Opinion
CIVIL ACTION NO. 3:19-CV-1057-B
02-26-2020
MEMORANDUM OPINION AND ORDER
Before the Court are Defendants A-Z Wholesalers, Inc. and Barkat Ali's Motion for Leave to Join a Party (Doc. 17) and Motion for Leave to File First Amended Answer (Doc. 15). For the reasons that follow, the Court DENIES the Motion for Leave to Join a Party (Doc. 17) and GRANTS IN PART the Motion for Leave to File First Amended Answer (Doc. 15) to the extent it asserts affirmative defenses and makes a jury demand. Accordingly, it is ORDERED that Defendants file a renewed Motion for Leave to File First Amended Answer, with the proposed affirmative defenses and jury demand.
I.
FACTUAL BACKGROUND
On March 11, 2011, Plaintiff Harrison and Defendant A-Z executed a credit agreement (the "Credit Agreement") setting forth terms under which Harrison would sell tobacco products and other sundries to A-Z. Doc. 1, Compl., ¶ 7. Simultaneously, Ali executed a personal guaranty (Guarantee) of A-Z's payment and performance under the Credit Agreement. Id. ¶ 8.
Thereafter, Harrison alleges A-Z placed orders pursuant to the Credit Agreement, which were supplied and invoiced by Harrison's parent company, Imperial Trading Company, LLC. Id. ¶ 9. Harrison claims that, although A-Z remitted payment for Imperial invoices of orders placed through Harrison initially, it did not remit payment for the same regarding 39 invoices concerning orders placed between October 22, 2018, and March 4, 2019, totaling $2,574,885.73. Id. ¶¶ 10-11. In response, Imperial and Harrison each sent demand letters to A-Z and Ali for these payments. Id. ¶ 12.
Subsequently, Harrison brought causes of action against Defendants for breach of the Credit Agreement and the Guarantee, and requested attorney's fees. Id. ¶¶ 16-24.
Defendants filed an Answer to Harrison's Complaint on August 12, 2019. See Doc. 5, Defs.' Answer to Compl. Defendants then brought two motions: Motion for Leave to File First Amended Answer (Doc. 15) and Motion for Leave to Join a Party (Doc. 17) to join Imperial. Defendants' Motion for Leave to File First Amended Answer seeks to add affirmative defenses, demand a jury trial, and assert a third-party complaint against Imperial. All briefing has been submitted and the motions are ripe for review.

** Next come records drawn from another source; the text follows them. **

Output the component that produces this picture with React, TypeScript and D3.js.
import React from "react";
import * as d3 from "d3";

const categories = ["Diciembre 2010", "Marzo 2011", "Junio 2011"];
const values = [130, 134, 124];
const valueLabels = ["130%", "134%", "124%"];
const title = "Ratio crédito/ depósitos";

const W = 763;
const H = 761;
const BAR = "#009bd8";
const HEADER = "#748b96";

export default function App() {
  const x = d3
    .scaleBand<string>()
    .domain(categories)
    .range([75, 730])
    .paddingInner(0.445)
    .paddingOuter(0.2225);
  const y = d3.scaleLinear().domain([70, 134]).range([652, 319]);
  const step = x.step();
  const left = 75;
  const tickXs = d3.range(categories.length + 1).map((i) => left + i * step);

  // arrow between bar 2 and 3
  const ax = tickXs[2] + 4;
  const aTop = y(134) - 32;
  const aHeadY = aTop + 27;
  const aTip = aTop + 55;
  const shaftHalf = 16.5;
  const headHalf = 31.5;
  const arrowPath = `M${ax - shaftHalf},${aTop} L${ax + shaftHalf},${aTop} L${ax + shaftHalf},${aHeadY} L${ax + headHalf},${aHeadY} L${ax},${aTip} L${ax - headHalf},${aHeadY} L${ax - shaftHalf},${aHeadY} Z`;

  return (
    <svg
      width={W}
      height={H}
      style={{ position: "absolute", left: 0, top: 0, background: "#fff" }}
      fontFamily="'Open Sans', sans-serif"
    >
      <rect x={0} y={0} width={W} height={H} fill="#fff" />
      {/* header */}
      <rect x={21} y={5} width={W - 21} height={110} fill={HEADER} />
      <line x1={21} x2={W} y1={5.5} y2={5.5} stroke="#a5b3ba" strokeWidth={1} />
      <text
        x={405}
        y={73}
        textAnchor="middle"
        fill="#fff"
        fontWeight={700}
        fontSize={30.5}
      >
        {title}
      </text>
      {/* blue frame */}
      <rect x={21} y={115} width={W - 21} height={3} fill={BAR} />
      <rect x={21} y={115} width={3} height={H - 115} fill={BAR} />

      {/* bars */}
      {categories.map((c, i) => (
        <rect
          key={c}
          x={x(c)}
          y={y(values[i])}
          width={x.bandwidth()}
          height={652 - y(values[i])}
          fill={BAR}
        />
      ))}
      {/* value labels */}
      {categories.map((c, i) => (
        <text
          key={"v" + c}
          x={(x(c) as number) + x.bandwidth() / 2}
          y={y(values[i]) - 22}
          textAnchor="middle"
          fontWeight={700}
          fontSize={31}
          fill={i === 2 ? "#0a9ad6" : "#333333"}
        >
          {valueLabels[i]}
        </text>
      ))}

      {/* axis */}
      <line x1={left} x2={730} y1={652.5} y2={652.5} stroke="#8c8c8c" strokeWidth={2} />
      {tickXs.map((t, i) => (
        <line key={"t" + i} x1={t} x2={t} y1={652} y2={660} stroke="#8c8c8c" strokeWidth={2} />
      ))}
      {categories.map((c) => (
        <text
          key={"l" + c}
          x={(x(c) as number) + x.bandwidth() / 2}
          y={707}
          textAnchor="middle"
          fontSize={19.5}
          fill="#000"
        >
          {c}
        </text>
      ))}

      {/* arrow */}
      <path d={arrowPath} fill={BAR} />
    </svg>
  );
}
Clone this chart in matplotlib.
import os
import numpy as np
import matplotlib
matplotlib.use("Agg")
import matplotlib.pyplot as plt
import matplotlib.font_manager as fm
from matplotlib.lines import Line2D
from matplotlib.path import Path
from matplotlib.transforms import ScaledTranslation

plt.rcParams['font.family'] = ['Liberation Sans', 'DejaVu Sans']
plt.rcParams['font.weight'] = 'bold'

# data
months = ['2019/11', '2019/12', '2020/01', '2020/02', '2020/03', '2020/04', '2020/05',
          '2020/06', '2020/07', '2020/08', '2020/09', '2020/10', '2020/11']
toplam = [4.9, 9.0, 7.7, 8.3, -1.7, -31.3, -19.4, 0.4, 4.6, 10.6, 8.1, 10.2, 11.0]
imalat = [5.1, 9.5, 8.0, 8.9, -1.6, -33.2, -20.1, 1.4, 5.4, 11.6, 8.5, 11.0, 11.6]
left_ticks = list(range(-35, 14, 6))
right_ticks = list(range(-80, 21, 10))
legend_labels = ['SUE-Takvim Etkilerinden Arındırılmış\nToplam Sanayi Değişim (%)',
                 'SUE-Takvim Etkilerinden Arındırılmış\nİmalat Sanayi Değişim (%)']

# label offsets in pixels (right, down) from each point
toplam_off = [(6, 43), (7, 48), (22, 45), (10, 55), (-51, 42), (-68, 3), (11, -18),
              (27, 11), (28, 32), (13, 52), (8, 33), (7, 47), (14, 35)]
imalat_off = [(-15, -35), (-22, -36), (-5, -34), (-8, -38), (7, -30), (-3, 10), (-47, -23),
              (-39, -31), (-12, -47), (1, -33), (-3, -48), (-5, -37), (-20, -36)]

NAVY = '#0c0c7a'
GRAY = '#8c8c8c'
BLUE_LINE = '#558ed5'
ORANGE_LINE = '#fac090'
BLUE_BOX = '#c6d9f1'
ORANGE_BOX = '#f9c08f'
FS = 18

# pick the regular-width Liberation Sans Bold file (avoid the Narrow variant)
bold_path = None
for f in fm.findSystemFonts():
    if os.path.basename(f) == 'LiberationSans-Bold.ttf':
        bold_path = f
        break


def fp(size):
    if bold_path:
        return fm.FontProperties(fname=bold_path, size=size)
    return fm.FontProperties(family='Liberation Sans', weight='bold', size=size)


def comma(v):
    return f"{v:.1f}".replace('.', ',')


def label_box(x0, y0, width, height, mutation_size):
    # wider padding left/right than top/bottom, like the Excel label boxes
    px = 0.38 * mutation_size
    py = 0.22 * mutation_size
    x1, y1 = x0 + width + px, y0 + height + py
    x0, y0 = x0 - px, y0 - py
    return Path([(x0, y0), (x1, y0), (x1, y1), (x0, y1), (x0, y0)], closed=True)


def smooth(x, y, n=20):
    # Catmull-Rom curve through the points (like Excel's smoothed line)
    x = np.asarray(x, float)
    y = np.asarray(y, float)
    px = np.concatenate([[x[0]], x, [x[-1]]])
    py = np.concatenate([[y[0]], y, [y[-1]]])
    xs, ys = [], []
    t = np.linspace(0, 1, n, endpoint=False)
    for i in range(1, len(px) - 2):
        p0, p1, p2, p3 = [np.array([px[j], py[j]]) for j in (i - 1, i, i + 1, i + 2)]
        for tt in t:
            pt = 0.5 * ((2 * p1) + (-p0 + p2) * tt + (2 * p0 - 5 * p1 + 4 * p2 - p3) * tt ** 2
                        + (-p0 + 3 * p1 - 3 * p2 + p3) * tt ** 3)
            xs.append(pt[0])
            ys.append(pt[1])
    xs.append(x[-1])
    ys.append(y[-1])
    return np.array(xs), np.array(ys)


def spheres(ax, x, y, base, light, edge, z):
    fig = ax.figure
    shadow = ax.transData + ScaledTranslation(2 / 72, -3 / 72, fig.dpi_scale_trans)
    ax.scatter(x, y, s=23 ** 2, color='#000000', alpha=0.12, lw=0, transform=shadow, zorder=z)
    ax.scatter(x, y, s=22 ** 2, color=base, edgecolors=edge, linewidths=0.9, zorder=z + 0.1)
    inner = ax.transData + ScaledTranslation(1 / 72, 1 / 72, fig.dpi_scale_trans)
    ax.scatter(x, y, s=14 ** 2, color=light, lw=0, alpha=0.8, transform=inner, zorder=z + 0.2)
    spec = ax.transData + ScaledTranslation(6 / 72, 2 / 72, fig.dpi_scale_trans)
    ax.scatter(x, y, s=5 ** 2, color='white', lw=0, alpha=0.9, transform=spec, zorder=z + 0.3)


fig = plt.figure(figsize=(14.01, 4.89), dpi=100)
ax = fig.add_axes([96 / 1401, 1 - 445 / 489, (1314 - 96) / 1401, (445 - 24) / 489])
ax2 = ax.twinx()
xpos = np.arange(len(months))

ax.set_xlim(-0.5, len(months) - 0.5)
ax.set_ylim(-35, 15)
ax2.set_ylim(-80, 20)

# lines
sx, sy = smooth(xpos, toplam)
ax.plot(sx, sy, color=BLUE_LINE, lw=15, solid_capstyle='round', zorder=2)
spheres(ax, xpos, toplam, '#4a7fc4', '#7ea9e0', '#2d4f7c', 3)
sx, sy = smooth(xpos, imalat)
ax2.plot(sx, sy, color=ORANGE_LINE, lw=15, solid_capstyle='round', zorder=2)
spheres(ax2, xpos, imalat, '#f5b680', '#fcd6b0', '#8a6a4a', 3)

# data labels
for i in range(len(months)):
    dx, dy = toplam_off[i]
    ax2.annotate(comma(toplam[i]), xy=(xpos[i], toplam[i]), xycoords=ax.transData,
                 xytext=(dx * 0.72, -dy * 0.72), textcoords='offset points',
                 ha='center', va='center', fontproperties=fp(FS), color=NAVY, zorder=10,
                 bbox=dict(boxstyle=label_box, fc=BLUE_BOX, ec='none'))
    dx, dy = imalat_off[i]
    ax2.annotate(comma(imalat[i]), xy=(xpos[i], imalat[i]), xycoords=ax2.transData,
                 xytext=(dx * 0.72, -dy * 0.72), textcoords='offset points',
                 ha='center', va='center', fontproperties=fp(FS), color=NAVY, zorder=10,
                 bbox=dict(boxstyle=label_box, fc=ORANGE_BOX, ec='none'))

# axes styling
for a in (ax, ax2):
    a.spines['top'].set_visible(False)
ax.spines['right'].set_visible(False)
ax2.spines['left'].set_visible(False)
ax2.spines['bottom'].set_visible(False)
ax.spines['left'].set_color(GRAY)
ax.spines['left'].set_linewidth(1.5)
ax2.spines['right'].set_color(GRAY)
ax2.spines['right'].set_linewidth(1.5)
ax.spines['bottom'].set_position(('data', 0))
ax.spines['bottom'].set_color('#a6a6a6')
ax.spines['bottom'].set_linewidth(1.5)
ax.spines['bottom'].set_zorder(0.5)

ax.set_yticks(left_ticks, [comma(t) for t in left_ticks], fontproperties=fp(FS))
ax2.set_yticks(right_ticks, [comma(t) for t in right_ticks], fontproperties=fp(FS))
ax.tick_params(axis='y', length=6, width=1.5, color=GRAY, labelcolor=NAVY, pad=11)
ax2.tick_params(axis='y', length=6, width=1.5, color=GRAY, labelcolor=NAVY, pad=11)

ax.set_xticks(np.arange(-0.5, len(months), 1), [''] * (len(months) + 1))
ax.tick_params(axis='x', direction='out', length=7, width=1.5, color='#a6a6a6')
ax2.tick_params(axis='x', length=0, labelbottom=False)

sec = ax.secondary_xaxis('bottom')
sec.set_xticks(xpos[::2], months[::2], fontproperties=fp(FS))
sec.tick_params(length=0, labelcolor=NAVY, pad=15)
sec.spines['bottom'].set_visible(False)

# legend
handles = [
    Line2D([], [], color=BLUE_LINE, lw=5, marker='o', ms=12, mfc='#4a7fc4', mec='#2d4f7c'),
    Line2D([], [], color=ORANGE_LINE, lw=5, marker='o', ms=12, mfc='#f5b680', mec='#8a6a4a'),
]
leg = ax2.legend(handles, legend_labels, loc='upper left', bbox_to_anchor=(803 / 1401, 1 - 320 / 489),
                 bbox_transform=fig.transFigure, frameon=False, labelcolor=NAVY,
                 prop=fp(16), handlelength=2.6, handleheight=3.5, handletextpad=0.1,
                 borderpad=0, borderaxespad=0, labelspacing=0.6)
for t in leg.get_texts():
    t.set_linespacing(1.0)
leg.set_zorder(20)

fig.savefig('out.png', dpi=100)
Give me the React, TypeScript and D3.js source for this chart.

Because the Court denies Defendants' Motion for Leave to Join a Party (Doc. 17), Defendants' Motion for Leave to File First Amended Answer (Doc. 15) is denied to the extent it seeks to assert a third-party claim against Imperial.
II.
LEGAL STANDARD
A. Rule 19
Under Federal Rule of Civil Procedure 19, a person must be joined as a party to a suit when (1) the person's absence will prevent the court from "accord[ing] complete relief among existing parties," or (2) the person claims an interest in the subject of the case, and disposing of the case in the person's absence will either "impair or impede the person's ability to protect the interest," or create a risk of multiple or inconsistent obligations for an existing party because of the interest. FED. R. CIV. P. 19(a)(1). If joining the required person is not feasible, "the court must determine whether, in equity and good conscience, the action should proceed among the existing parties or should be dismissed." FED. R. CIV. P. 19(b). B. Amendment: Affirmative Defenses
Courts "should freely give leave [to amend] when justice so requires." FED. R. CIV. P. 15(a)(2). But this "generous standard is tempered by the necessary power of a district court to manage a case." Schiller v. Physicians Res. Grp. Inc., 342 F.3d 563, 566 (5th Cir. 2003). While Rule 15(a) indicates "a bias in favor of granting leave to amend, leave is by no means automatic." Southmark Corp. v. Schulte Rother & Zabel (In re Southmark Corp.), 88 F.3d 311, 314 (5th Cir. 1996) (citing Dussouy v. Gulf Coast Inv. Corp., 660 F.2d 594, 598 (5th Cir. 1981); Wimm v. Jack Eckerd Corp., 3 F.3d 137, 139 (5th Cir. 1998)). Although the decision to grant leave remains within the district court's discretion, the court must have a "substantial reason" to deny leave. Smith v. EMC Corp., 393 F.3d 590, 595 (5th Cir. 2004)(citation omitted). In its discretion, the Court should consider several factors, including "undue delay, bad faith or dilatory motive on the part of the movant, repeated failure to cure deficiencies by amendments previously allowed, undue prejudice to the opposing party by virtue of the allowance of the amendment, [and] futility of the amendment." Rosenzweig v. Azurix Corp., 332 F.3d 854, 864 (5th Cir. 2003) (quoting Foman v. Davis, 371 U.S. 178, 182 (1962))(alterations in Rosenzweig). Absent one of these factors, the court should grant leave. Id. (citing Foman, 371 U.S. at 182). C. Jury Demand
Federal Rule of Civil Procedure 39(b) provides that "[i]ssues on which a jury trial is not properly demanded are to be tried by the court. But the court may, on motion, order a jury trial on any issue for which a jury might have been demanded." FED. R. CIV. P. 39(b). In determining whether to grant such a motion, a court should consider five factors:
(1) whether the case involves issues which are best tried to a jury; (2) whether granting the motion would result in a disruption of the court's schedule or that of an adverse party; (3) the degree of prejudice to the adverse party; (4) the length of the delay in having requested a jury trial; and (5) the reason for the movant's tardiness in requesting a jury trial.Daniel Int'l Corp. v. Fischbach & Moore, Inc., 916 F.2d 1061, 1064 (5th Cir. 1990) (citing Parrott v. Wilson, 707 F.2d 1262, 1267(11th Cir. 1983)).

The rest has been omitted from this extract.